[Stored entries]
+===+

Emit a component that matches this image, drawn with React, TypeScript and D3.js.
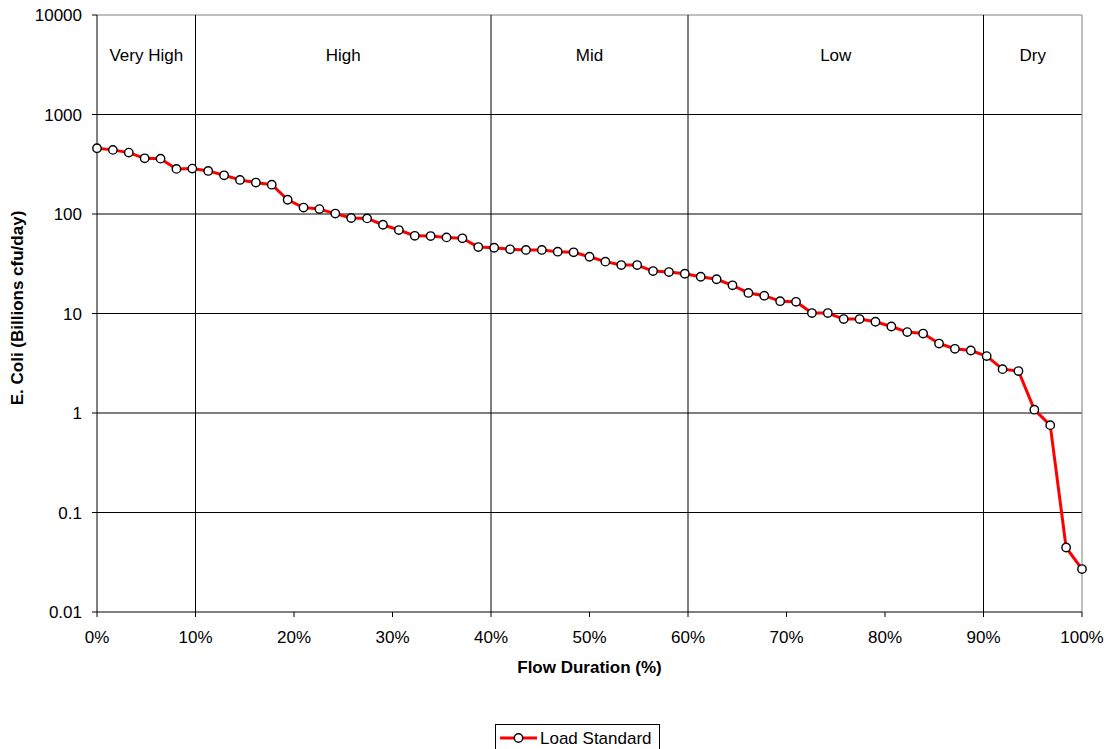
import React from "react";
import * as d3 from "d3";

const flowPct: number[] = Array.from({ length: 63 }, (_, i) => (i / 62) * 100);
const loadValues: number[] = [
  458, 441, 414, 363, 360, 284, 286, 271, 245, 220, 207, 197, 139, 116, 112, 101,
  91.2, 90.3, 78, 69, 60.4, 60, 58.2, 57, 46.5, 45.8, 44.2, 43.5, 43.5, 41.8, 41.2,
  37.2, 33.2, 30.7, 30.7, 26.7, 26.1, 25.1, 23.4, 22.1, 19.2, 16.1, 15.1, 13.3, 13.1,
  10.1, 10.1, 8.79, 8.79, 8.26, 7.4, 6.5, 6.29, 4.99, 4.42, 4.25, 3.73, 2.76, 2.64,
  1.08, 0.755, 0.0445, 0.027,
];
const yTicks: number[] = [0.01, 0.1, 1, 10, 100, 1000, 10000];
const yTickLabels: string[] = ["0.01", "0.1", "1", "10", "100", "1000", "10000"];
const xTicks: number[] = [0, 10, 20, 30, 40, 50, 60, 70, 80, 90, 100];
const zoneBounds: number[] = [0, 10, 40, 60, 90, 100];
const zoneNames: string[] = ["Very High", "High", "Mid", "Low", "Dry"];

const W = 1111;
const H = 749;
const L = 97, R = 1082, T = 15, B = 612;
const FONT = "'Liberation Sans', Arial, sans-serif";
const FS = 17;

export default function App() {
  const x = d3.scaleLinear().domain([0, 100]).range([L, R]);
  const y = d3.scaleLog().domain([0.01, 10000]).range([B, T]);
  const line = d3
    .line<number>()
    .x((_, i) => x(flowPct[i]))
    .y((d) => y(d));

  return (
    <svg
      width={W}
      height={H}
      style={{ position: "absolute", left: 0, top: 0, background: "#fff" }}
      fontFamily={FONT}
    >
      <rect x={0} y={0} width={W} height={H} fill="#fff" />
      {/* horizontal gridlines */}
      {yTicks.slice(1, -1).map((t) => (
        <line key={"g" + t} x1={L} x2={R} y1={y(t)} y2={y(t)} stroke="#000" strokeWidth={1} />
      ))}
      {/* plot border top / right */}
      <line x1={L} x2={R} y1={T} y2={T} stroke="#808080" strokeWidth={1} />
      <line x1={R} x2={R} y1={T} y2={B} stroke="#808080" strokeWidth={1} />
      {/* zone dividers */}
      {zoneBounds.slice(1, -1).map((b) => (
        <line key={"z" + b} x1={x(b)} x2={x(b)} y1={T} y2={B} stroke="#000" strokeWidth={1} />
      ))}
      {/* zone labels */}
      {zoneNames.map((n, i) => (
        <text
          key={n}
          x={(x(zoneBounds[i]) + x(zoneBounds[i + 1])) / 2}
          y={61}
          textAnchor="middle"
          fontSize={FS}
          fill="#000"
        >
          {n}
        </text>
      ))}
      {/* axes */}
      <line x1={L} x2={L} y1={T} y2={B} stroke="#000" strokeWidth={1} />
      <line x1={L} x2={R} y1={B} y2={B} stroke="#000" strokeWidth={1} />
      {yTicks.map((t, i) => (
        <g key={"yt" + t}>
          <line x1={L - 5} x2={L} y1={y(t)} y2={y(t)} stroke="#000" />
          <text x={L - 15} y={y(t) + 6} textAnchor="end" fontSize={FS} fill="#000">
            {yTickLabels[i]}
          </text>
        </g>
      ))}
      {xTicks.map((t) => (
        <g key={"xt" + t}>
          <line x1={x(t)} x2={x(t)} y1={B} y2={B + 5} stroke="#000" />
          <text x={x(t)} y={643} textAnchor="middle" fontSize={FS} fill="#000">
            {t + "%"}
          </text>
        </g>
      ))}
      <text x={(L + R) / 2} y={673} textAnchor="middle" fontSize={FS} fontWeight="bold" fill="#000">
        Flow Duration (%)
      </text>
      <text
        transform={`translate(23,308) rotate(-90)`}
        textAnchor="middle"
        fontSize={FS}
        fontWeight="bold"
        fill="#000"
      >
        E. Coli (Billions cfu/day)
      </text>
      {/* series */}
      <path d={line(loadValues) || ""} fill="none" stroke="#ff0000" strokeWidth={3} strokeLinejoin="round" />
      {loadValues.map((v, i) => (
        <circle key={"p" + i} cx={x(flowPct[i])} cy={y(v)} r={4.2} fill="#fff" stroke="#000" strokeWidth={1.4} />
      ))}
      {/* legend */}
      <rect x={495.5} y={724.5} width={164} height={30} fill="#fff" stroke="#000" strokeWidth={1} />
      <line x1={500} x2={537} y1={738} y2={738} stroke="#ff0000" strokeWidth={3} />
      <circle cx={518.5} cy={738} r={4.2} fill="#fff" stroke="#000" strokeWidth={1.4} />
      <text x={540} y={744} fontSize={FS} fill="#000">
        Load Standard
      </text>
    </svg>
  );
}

+===+

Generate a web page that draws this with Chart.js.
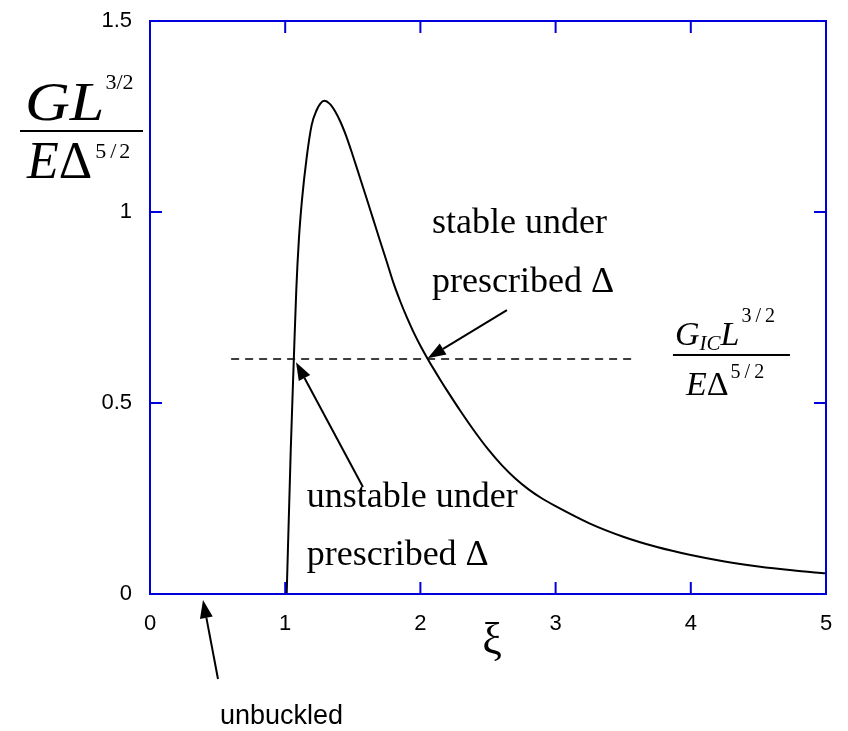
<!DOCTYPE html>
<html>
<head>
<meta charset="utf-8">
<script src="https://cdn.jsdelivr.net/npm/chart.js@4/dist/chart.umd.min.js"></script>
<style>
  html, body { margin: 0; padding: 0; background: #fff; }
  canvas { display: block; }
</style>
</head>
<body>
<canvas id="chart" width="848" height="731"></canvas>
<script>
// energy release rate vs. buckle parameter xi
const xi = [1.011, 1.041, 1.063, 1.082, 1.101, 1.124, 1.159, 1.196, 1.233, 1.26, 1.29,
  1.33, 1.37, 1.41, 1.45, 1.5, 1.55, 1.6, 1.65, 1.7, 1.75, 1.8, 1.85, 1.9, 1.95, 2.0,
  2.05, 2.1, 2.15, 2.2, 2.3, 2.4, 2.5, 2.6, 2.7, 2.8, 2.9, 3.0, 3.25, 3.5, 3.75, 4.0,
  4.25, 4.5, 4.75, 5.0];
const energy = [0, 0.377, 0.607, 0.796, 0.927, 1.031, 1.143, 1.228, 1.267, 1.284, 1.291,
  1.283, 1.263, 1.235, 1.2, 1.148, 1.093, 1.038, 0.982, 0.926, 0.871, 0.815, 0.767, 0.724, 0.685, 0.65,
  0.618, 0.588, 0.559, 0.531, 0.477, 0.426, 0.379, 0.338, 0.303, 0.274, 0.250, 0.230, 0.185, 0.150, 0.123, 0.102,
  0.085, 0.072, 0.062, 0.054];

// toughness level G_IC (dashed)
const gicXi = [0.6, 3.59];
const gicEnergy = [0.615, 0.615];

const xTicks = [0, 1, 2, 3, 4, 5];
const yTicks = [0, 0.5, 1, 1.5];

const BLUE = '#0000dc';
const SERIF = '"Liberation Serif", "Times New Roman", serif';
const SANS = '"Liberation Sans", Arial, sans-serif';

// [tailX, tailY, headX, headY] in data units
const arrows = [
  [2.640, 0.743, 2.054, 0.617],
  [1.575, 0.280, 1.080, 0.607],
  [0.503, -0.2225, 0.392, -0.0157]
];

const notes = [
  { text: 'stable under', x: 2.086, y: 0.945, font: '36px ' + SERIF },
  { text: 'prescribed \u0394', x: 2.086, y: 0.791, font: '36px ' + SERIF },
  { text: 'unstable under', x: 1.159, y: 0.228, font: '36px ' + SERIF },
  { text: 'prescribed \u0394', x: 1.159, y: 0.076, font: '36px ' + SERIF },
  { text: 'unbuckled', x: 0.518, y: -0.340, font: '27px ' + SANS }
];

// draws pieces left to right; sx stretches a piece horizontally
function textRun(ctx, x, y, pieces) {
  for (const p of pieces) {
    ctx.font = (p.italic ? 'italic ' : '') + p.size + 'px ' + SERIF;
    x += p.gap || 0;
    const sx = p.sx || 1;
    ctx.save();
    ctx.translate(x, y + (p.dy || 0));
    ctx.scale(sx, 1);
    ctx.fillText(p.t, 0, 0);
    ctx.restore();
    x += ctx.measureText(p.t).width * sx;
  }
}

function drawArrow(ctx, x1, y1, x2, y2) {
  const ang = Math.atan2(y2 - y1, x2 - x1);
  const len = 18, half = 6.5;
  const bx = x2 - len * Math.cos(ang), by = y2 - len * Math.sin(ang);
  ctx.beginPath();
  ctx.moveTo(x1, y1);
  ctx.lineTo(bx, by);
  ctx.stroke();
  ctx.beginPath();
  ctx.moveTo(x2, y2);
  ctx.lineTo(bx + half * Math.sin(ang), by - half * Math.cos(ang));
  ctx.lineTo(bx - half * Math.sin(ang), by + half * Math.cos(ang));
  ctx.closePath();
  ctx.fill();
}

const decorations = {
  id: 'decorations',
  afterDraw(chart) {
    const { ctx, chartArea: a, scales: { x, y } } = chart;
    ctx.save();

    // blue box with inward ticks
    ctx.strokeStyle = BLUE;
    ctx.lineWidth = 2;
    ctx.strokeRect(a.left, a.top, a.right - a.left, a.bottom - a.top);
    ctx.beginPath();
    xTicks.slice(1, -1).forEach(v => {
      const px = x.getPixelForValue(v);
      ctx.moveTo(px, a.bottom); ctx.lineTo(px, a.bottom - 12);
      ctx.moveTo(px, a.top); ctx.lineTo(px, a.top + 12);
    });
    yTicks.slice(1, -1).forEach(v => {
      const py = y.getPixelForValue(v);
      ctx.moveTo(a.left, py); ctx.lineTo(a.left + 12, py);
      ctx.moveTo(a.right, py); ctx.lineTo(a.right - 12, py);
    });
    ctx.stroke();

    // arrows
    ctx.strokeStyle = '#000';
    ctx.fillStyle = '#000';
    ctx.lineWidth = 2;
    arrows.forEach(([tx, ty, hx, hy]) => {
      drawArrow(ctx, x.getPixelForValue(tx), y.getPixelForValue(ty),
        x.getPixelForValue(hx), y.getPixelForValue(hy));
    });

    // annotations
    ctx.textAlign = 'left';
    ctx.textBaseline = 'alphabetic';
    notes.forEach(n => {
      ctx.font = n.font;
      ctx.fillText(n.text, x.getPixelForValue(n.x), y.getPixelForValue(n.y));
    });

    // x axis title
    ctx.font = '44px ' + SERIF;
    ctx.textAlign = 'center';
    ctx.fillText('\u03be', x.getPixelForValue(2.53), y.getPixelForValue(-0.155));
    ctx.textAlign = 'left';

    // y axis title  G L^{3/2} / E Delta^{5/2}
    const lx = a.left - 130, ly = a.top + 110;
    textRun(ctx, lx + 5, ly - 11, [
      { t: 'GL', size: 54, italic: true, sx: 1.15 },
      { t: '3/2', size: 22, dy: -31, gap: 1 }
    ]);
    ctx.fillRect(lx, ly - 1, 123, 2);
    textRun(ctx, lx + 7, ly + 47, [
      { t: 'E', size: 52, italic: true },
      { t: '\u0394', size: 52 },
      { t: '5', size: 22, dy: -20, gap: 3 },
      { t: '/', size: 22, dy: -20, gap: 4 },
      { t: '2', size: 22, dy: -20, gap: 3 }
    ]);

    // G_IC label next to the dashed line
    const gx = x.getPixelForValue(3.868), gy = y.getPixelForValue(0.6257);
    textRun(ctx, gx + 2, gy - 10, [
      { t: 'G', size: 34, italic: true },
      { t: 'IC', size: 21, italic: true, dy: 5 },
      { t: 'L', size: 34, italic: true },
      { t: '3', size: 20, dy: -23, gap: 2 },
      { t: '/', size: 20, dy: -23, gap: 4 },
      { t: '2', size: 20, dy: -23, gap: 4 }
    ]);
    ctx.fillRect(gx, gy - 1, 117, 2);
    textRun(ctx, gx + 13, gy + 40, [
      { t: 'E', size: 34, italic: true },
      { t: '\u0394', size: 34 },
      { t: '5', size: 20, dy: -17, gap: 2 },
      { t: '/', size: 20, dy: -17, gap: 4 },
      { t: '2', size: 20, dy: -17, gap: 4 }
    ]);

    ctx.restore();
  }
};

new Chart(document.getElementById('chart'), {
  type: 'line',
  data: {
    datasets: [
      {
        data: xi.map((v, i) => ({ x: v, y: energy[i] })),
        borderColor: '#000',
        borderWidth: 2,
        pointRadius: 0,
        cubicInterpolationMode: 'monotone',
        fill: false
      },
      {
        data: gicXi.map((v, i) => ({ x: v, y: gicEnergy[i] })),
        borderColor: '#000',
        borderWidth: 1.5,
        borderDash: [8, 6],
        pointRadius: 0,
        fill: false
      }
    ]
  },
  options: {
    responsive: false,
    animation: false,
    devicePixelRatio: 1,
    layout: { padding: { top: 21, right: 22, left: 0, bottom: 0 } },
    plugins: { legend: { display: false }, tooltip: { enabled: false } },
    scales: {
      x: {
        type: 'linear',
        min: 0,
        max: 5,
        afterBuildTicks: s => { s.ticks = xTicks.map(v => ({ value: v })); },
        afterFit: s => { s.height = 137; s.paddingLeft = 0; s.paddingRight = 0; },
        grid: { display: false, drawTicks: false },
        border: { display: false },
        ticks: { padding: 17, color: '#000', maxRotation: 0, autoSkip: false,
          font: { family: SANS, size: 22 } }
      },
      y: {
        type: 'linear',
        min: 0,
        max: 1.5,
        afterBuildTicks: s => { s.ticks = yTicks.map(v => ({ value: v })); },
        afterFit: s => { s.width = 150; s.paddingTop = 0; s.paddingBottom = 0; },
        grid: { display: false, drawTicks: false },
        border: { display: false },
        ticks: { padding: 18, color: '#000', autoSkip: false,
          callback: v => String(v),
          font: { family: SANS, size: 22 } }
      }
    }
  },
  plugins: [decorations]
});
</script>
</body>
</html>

+===+

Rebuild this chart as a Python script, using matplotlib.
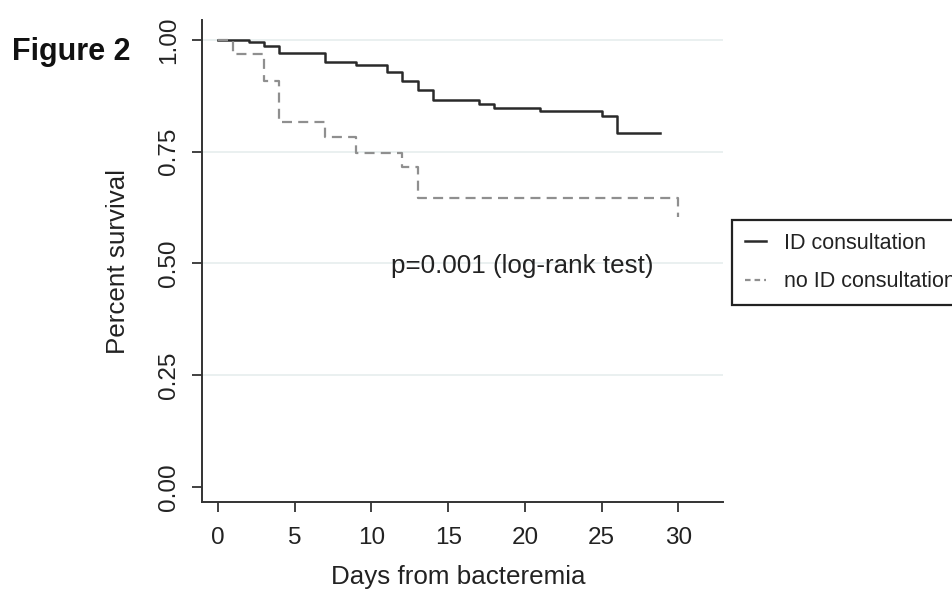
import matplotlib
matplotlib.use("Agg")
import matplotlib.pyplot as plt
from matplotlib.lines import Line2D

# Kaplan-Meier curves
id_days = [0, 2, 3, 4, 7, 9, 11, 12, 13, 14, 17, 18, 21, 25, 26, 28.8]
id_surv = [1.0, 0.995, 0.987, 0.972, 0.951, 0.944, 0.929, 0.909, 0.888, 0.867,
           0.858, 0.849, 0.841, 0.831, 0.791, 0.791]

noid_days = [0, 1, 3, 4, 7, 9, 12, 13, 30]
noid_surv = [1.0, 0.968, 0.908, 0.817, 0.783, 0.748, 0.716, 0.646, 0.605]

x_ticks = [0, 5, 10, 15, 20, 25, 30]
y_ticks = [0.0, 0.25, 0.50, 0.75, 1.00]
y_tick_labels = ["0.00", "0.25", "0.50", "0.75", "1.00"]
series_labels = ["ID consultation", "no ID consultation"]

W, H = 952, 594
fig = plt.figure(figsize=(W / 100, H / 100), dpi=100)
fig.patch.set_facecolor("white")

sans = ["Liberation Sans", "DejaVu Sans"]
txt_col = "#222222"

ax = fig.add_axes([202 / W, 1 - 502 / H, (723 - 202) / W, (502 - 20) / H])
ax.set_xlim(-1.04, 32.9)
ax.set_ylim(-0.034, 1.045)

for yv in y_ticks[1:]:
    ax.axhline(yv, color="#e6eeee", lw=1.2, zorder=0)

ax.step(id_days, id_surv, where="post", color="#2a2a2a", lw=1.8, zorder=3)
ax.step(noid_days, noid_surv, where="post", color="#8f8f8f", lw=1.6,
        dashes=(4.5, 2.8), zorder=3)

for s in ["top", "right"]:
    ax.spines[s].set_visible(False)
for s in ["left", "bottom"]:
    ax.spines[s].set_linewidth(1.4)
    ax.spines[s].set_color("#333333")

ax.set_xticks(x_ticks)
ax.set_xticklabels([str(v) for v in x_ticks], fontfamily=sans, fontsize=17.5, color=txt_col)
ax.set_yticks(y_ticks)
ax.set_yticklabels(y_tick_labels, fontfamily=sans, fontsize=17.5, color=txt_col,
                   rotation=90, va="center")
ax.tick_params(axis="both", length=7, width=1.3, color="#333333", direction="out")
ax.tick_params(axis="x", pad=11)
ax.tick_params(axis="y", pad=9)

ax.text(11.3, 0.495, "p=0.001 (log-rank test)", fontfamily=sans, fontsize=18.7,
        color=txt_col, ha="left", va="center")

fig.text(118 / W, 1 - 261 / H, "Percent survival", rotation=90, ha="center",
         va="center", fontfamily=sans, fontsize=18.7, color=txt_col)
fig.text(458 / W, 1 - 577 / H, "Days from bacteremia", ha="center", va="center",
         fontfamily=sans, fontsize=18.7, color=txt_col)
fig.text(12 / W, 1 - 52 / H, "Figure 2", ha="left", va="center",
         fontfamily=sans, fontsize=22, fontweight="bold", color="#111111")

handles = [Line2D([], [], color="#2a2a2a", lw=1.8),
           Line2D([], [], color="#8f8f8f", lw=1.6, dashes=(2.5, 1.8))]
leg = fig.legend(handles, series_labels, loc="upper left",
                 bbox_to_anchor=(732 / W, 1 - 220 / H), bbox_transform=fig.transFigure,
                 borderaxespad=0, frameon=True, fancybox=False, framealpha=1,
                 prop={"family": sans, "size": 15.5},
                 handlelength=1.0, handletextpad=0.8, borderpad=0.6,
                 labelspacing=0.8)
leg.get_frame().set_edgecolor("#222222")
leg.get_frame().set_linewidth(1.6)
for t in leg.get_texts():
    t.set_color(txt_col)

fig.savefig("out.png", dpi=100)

+===+

- _What is required_
Your task is to transcribe exactly the lines starting at the line that contains "Rebuild this chart" and ending at the line that contains "0.716, 0.646, 0.605]", both included. Leave out the pictures.

- _Output of the exercise_
Rebuild this chart as a Python script, using matplotlib.
import matplotlib
matplotlib.use("Agg")
import matplotlib.pyplot as plt
from matplotlib.lines import Line2D

# Kaplan-Meier curves
id_days = [0, 2, 3, 4, 7, 9, 11, 12, 13, 14, 17, 18, 21, 25, 26, 28.8]
id_surv = [1.0, 0.995, 0.987, 0.972, 0.951, 0.944, 0.929, 0.909, 0.888, 0.867,
           0.858, 0.849, 0.841, 0.831, 0.791, 0.791]

noid_days = [0, 1, 3, 4, 7, 9, 12, 13, 30]
noid_surv = [1.0, 0.968, 0.908, 0.817, 0.783, 0.748, 0.716, 0.646, 0.605]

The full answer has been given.